主题：Approximation properties, frames, and dilations of operator-valued measures
刘锐，南开大学数学科学学院副教授，博士生导师，南开大学百名青年学科带头人。 主要研究方向：泛函分析，空间理论及其应用。南开大学与美国德州农工大学联合培养博士。曾受邀访问了美国德州大学奥斯汀分校、伊利诺伊大学香槟分校、德州农工大学、中佛罗里达大学等名校。 近年来在Memoirs of American Mathematical Society，Journal of Functional Analysis，Fundamenta Mathematicae，Journal of Fourier Analysis and Applications等国际顶尖期刊上发表了多篇学术论文。主持完成了国家自然科学基金青年项目，正主持国家自然科学基金面上项目。

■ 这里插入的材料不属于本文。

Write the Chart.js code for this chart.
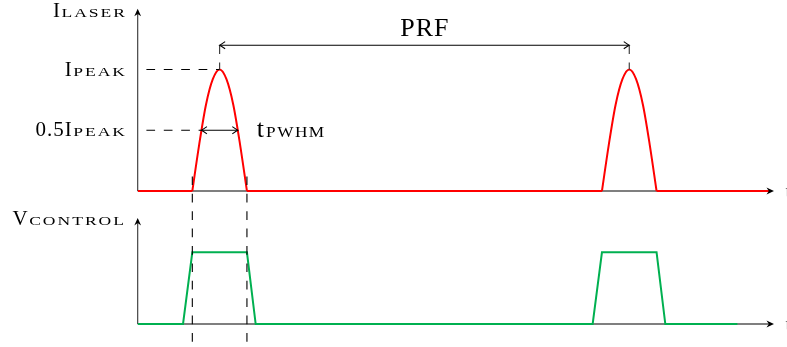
<!DOCTYPE html>
<html>
<head>
<meta charset="utf-8">
<script src="https://cdn.jsdelivr.net/npm/chart.js@4.4.1/dist/chart.umd.min.js"></script>
<style>
  html, body { margin: 0; padding: 0; background: #fff; }
  canvas { display: block; }
</style>
</head>
<body>
<canvas id="pulse" width="787" height="347"></canvas>
<script>
// time in pulse widths, amplitudes normalised to 1
const timeMax = 11.65;

// laser current: the two pulses (same shape)
const pulse1X = [1, 1.125, 1.25, 1.375, 1.5, 1.625, 1.75, 1.875, 2];
const pulse2X = [8.5, 8.625, 8.75, 8.875, 9, 9.125, 9.25, 9.375, 9.5];
const pulseY  = [0, 0.38, 0.71, 0.92, 1, 0.92, 0.71, 0.38, 0];
// laser current off between pulses
const laserOff = [[0, 1], [2, 8.5], [9.5, 11.58]];

// control voltage
const ctrlX = [0, 0.83, 1, 2, 2.16, 8.33, 8.5, 9.5, 9.66, 10.98];
const ctrlY = [0, 0, 1, 1, 0, 0, 1, 1, 0, 0];

// levels marked on the laser axis
const levelValues = [1, 0.5];
const levelMain = ['I', '0.5I'];
const levelSub = ['PEAK', 'PEAK'];

// timing marks
const gateEdges = [1, 2];
const prfFrom = 1.5, prfTo = 9, prfLevel = 1.2;
const fwhmFrom = 1.167, fwhmTo = 1.833;

// panel geometry (pixels)
const areaTop = 9, areaBottom = 347;
const laserBase = 191, laserUnit = 121.5;
const ctrlBase = 324, ctrlUnit = 71.7;
const laserAxisTop = 1.5, ctrlAxisTop = 1.48;

const SERIF = '"Liberation Serif", "Times New Roman", serif';

const toPts = (xs, ys) => xs.map((x, i) => ({ x, y: ys[i] }));

const pulsePts = [...toPts(pulse1X, pulseY), { x: 5, y: null }, ...toPts(pulse2X, pulseY)];
const offPts = [];
laserOff.forEach((seg, i) => {
    if (i) offPts.push({ x: (laserOff[i - 1][1] + seg[0]) / 2, y: null });
    offPts.push({ x: seg[0], y: 0 }, { x: seg[1], y: 0 });
});

function stealth(ctx, x, y, ang) {
    ctx.save();
    ctx.translate(x, y);
    ctx.rotate(ang);
    ctx.beginPath();
    ctx.moveTo(0, 0);
    ctx.lineTo(-7.5, -3.4);
    ctx.lineTo(-5.2, 0);
    ctx.lineTo(-7.5, 3.4);
    ctx.closePath();
    ctx.fill();
    ctx.restore();
}

function openHead(ctx, x, y, ang) {
    ctx.save();
    ctx.translate(x, y);
    ctx.rotate(ang);
    ctx.beginPath();
    ctx.moveTo(-5.5, -3.6);
    ctx.quadraticCurveTo(-1.5, -0.8, 0, 0);
    ctx.quadraticCurveTo(-1.5, 0.8, -5.5, 3.6);
    ctx.stroke();
    ctx.restore();
}

function line(ctx, x1, y1, x2, y2, dash, offset) {
    ctx.save();
    if (dash) { ctx.setLineDash(dash); ctx.lineDashOffset = offset || 0; }
    ctx.beginPath();
    ctx.moveTo(x1, y1);
    ctx.lineTo(x2, y2);
    ctx.stroke();
    ctx.restore();
}

// draw a string letter by letter, with horizontal stretch and extra spacing
function spaced(ctx, str, size, stretch, spacing) {
    ctx.font = size + 'px ' + SERIF;
    const ws = [...str].map(c => ctx.measureText(c).width * stretch);
    const w = ws.reduce((a, b) => a + b, 0) + spacing * (ws.length - 1);
    return { w, draw(x, y) {
        ctx.font = size + 'px ' + SERIF;
        let cx = x;
        [...str].forEach((c, i) => {
            ctx.save();
            ctx.translate(cx, y);
            ctx.scale(stretch, 1);
            ctx.fillText(c, 0, 0);
            ctx.restore();
            cx += ws[i] + spacing;
        });
    } };
}

// "main" followed by small caps letters
function scText(ctx, main, sc, x, y, o) {
    const m = spaced(ctx, main, o.mainSize, 1, o.mainSpacing);
    const s = spaced(ctx, sc, o.scSize, o.stretch, o.spacing);
    const total = m.w + o.gap + s.w;
    const sx = o.align === 'right' ? x - total : x;
    ctx.textAlign = 'left';
    ctx.textBaseline = 'alphabetic';
    m.draw(sx, y);
    s.draw(sx + m.w + o.gap, y);
}

const labelStyle = { mainSize: 21, mainSpacing: 1, scSize: 13, stretch: 1.35, spacing: 2, gap: 1.5, align: 'right' };

const sketch = {
    id: 'sketch',
    beforeDatasetsDraw(chart) {
        const { ctx, scales: { x, yLaser, yCtrl } } = chart;
        ctx.save();
        ctx.lineWidth = 1.1;
        ctx.strokeStyle = '#000';
        line(ctx, x.getPixelForValue(0), yLaser.getPixelForValue(0), x.getPixelForValue(timeMax) - 3, yLaser.getPixelForValue(0));
        line(ctx, x.getPixelForValue(0), yCtrl.getPixelForValue(0), x.getPixelForValue(timeMax) - 3, yCtrl.getPixelForValue(0));
        ctx.strokeStyle = '#333';
        line(ctx, x.getPixelForValue(0), yLaser.getPixelForValue(0), x.getPixelForValue(0), yLaser.getPixelForValue(laserAxisTop) + 3);
        line(ctx, x.getPixelForValue(0), yCtrl.getPixelForValue(0), x.getPixelForValue(0), yCtrl.getPixelForValue(ctrlAxisTop) + 3);
        ctx.restore();
    },
    afterDatasetsDraw(chart) {
        const { ctx, scales: { x, yLaser, yCtrl } } = chart;
        const x0 = x.getPixelForValue(0);
        ctx.save();
        ctx.fillStyle = '#000';
        ctx.strokeStyle = '#000';
        ctx.lineWidth = 1.1;

        // axis arrowheads
        stealth(ctx, x.getPixelForValue(timeMax), yLaser.getPixelForValue(0), 0);
        stealth(ctx, x.getPixelForValue(timeMax), yCtrl.getPixelForValue(0), 0);
        stealth(ctx, x0, yLaser.getPixelForValue(laserAxisTop), -Math.PI / 2);
        stealth(ctx, x0, yCtrl.getPixelForValue(ctrlAxisTop), -Math.PI / 2);

        const dash = [8.7, 8.7];
        // level guides
        line(ctx, x0, yLaser.getPixelForValue(levelValues[0]), x.getPixelForValue(prfFrom), yLaser.getPixelForValue(levelValues[0]), dash, 8.7);
        line(ctx, x0, yLaser.getPixelForValue(levelValues[1]), x.getPixelForValue(fwhmFrom), yLaser.getPixelForValue(levelValues[1]), dash, 8.7);

        // gate edges through both panels
        gateEdges.forEach(t => {
            const px = x.getPixelForValue(t);
            line(ctx, px, yLaser.getPixelForValue(0.12), px, areaBottom, dash, 0);
        });

        // PRF
        const prfY = yLaser.getPixelForValue(prfLevel);
        const pa = x.getPixelForValue(prfFrom), pb = x.getPixelForValue(prfTo);
        ctx.strokeStyle = '#333';
        line(ctx, pa, prfY, pa, yLaser.getPixelForValue(1), dash, 0);
        line(ctx, pb, prfY, pb, yLaser.getPixelForValue(1), dash, 0);
        ctx.strokeStyle = '#000';
        line(ctx, pa + 1, prfY, pb - 1, prfY);
        openHead(ctx, pa, prfY, Math.PI);
        openHead(ctx, pb, prfY, 0);
        const prf = spaced(ctx, 'PRF', 26, 1, 1);
        ctx.textAlign = 'left';
        ctx.textBaseline = 'alphabetic';
        prf.draw((pa + pb) / 2 - prf.w / 2, prfY - 9);

        // FWHM
        const fy = yLaser.getPixelForValue(0.5);
        const fa = x.getPixelForValue(fwhmFrom), fb = x.getPixelForValue(fwhmTo);
        line(ctx, fa + 1, fy, fb - 1, fy);
        openHead(ctx, fa, fy, Math.PI);
        openHead(ctx, fb, fy, 0);
        scText(ctx, 't', 'PWHM', fb + 19, fy + 7, { mainSize: 26, mainSpacing: 0, scSize: 15, stretch: 1.15, spacing: 1.5, gap: 2, align: 'left' });

        // axis titles and level labels
        scText(ctx, 'I', 'LASER', 125, yLaser.getPixelForValue(laserAxisTop) + 8, labelStyle);
        scText(ctx, 'V', 'CONTROL', 124, yCtrl.getPixelForValue(ctrlAxisTop) + 7, labelStyle);
        levelValues.forEach((v, i) => {
            scText(ctx, levelMain[i], levelSub[i], 125, yLaser.getPixelForValue(v) + 6, labelStyle);
        });

        // time labels, cut by the page edge
        ctx.font = '20px ' + SERIF;
        ctx.textAlign = 'left';
        ctx.fillStyle = '#666';
        ctx.fillText('t', 785.5, yLaser.getPixelForValue(0) + 7);
        ctx.fillText('t', 785.5, yCtrl.getPixelForValue(0) + 7);
        ctx.restore();
    }
};

new Chart(document.getElementById('pulse'), {
    type: 'line',
    data: {
        datasets: [
            {
                label: 'I laser (off)',
                data: offPts,
                yAxisID: 'yLaser',
                borderColor: '#ff0000',
                borderWidth: 2,
                pointRadius: 0,
                tension: 0,
                spanGaps: false
            },
            {
                label: 'I laser',
                data: pulsePts,
                yAxisID: 'yLaser',
                borderColor: '#ff0000',
                borderWidth: 2,
                pointRadius: 0,
                cubicInterpolationMode: 'monotone',
                spanGaps: false
            },
            {
                label: 'V control',
                data: toPts(ctrlX, ctrlY),
                yAxisID: 'yCtrl',
                borderColor: '#00b050',
                borderWidth: 2,
                pointRadius: 0,
                tension: 0
            }
        ]
    },
    options: {
        responsive: false,
        animation: false,
        devicePixelRatio: 1,
        layout: { padding: { left: 137.7, right: 13, top: areaTop, bottom: 0 } },
        plugins: { legend: { display: false }, tooltip: { enabled: false } },
        scales: {
            x: { type: 'linear', display: false, min: 0, max: timeMax },
            yLaser: {
                type: 'linear', display: false,
                min: -(areaBottom - laserBase) / laserUnit,
                max: (laserBase - areaTop) / laserUnit
            },
            yCtrl: {
                type: 'linear', display: false,
                min: -(areaBottom - ctrlBase) / ctrlUnit,
                max: (ctrlBase - areaTop) / ctrlUnit
            }
        }
    },
    plugins: [sketch]
});
</script>
</body>
</html>
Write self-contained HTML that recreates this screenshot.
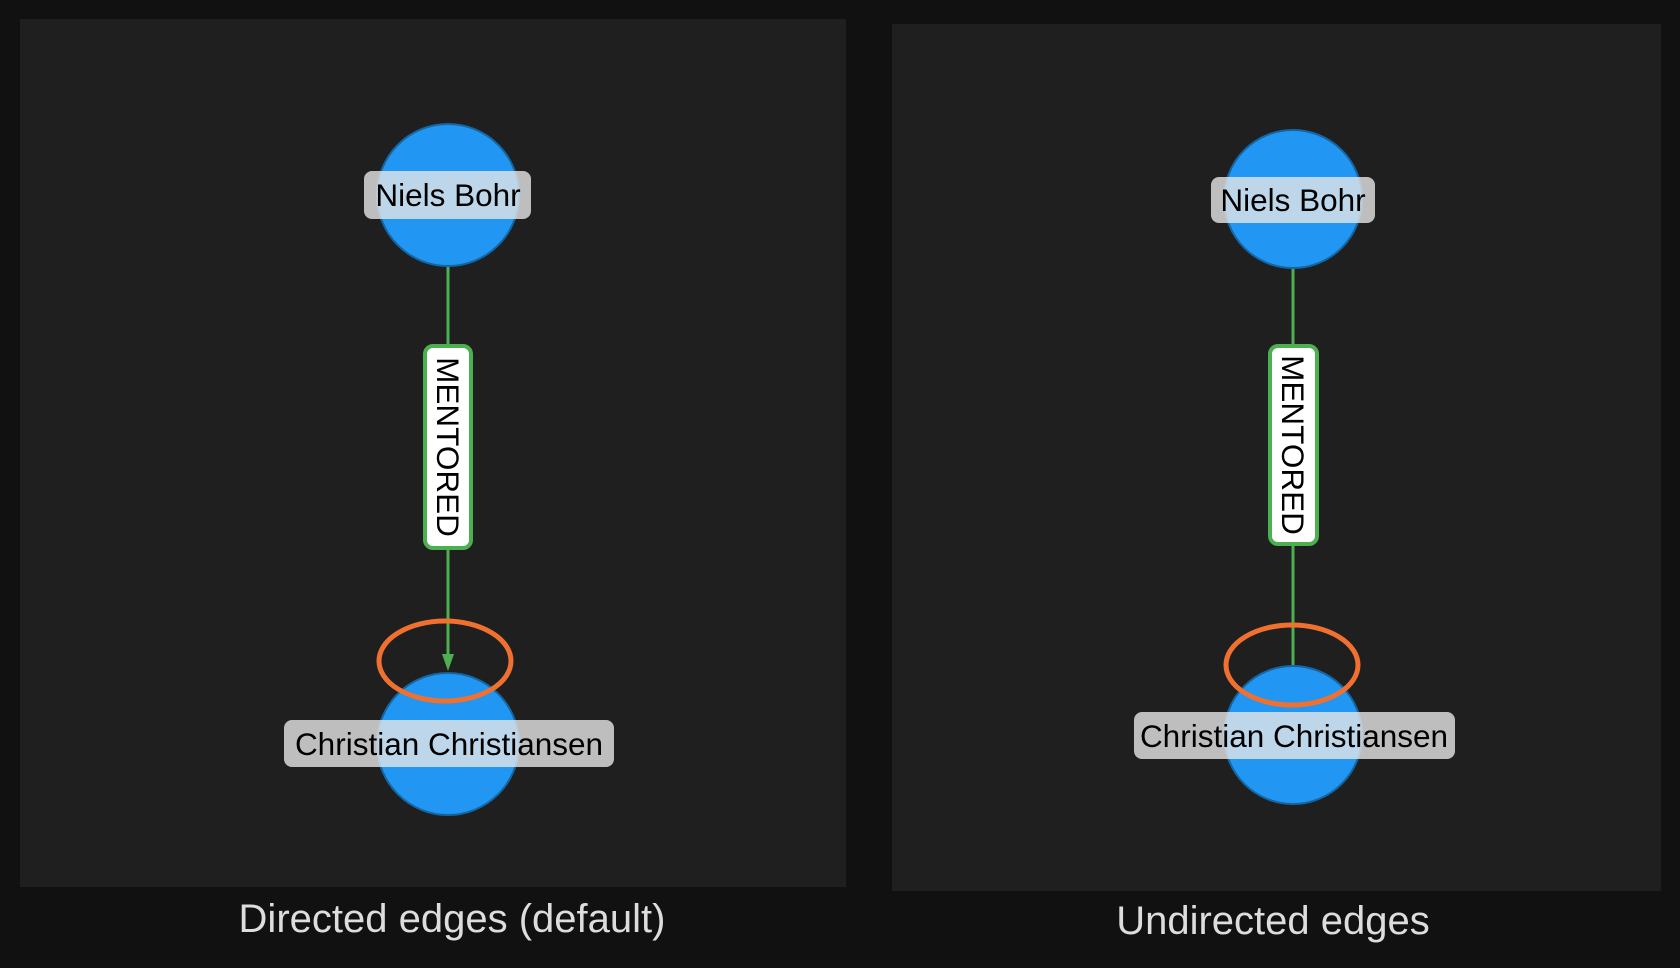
<!DOCTYPE html>
<html><head><style>
html,body{margin:0;padding:0;background:#111;}
svg{display:block}
</style></head><body>
<svg width="1680" height="968" viewBox="0 0 1680 968" xmlns="http://www.w3.org/2000/svg" font-family="Liberation Sans, sans-serif">
<rect width="1680" height="968" fill="#111"/>
<rect x="20" y="19" width="826" height="868" fill="#1f1f1f"/>
<rect x="892" y="24" width="769" height="867" fill="#1f1f1f"/>
<!-- left -->
<line x1="448" y1="266" x2="448" y2="662" stroke="#4caf50" stroke-width="3"/>
<polygon points="442,654 454,654 448,671" fill="#4caf50"/>
<circle cx="448" cy="195" r="71" fill="#2196f3" stroke="#1565a0" stroke-width="2"/>
<circle cx="448" cy="744" r="71" fill="#2196f3" stroke="#1565a0" stroke-width="2"/>
<rect x="364" y="171" width="167" height="48" rx="8" fill="#e6e6e6" fill-opacity="0.8"/>
<text x="448" y="206" font-size="31.5" text-anchor="middle" fill="#000">Niels Bohr</text>
<rect x="284" y="720" width="330" height="47" rx="8" fill="#e6e6e6" fill-opacity="0.8"/>
<text x="449" y="755" font-size="31.5" text-anchor="middle" fill="#000">Christian Christiansen</text>
<rect x="425" y="346" width="46" height="202" rx="8" fill="#fff" stroke="#4caf50" stroke-width="4"/>
<text transform="translate(437,447) rotate(90)" font-size="31.5" text-anchor="middle" fill="#000">MENTORED</text>
<ellipse cx="445" cy="661" rx="66" ry="40" fill="none" stroke="#f07030" stroke-width="5"/>
<text x="452" y="932" font-size="40" text-anchor="middle" fill="#ddd">Directed edges (default)</text>
<!-- right -->
<line x1="1293" y1="268" x2="1293" y2="666" stroke="#4caf50" stroke-width="3"/>
<circle cx="1293" cy="199" r="69" fill="#2196f3" stroke="#1565a0" stroke-width="2"/>
<circle cx="1293" cy="735" r="69" fill="#2196f3" stroke="#1565a0" stroke-width="2"/>
<rect x="1211" y="177" width="164" height="46" rx="8" fill="#e6e6e6" fill-opacity="0.8"/>
<text x="1293" y="211" font-size="31.5" text-anchor="middle" fill="#000">Niels Bohr</text>
<rect x="1134" y="712" width="321" height="47" rx="8" fill="#e6e6e6" fill-opacity="0.8"/>
<text x="1294" y="747" font-size="31.5" text-anchor="middle" fill="#000">Christian Christiansen</text>
<rect x="1270" y="346" width="47" height="198" rx="8" fill="#fff" stroke="#4caf50" stroke-width="4"/>
<text transform="translate(1282,445) rotate(90)" font-size="31.5" text-anchor="middle" fill="#000">MENTORED</text>
<ellipse cx="1292" cy="665" rx="66" ry="40" fill="none" stroke="#f07030" stroke-width="5"/>
<text x="1273" y="934" font-size="40" text-anchor="middle" fill="#ddd">Undirected edges</text>
</svg>
</body></html>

This talk is on the intersection topics between functional analysis and applied harmonic analysis: 1) We introduce the concept of (Schauder) frames for Banach and operator spaces, show the connection with the bounded approximation property and complemented embedding, and give the duality theorems for frames and associated basis in reflexive Banach spaces. We give a concrete frame for reduced free group C*-algebra, and also prove that a separable operator space has the completely bounded approximation property if and only if it has a completely bounded frame if and only if it is completely isomorphic to a completely complemented subspace of an operator space with a completely bounded basis. 2) This is on a general dilation theory of operator-valued measures and frames for Banach spaces, motivated by the observation that there is a connection between the analysis of dual pairs of frames (both the discrete and the continuous theory) and the dilation theory of operator-valued measures on Banach spaces. As a continuation of our recent work, we show that every operator-valued system of imprimitivity with a projective isometric group representation has dilation to a spectral system of imprimitivity acting on a larger Banach space, and also prove that every operator-valued measure with bounded p-variation can be dilated to a projection-valued measure with the same variation property on a larger Banach space.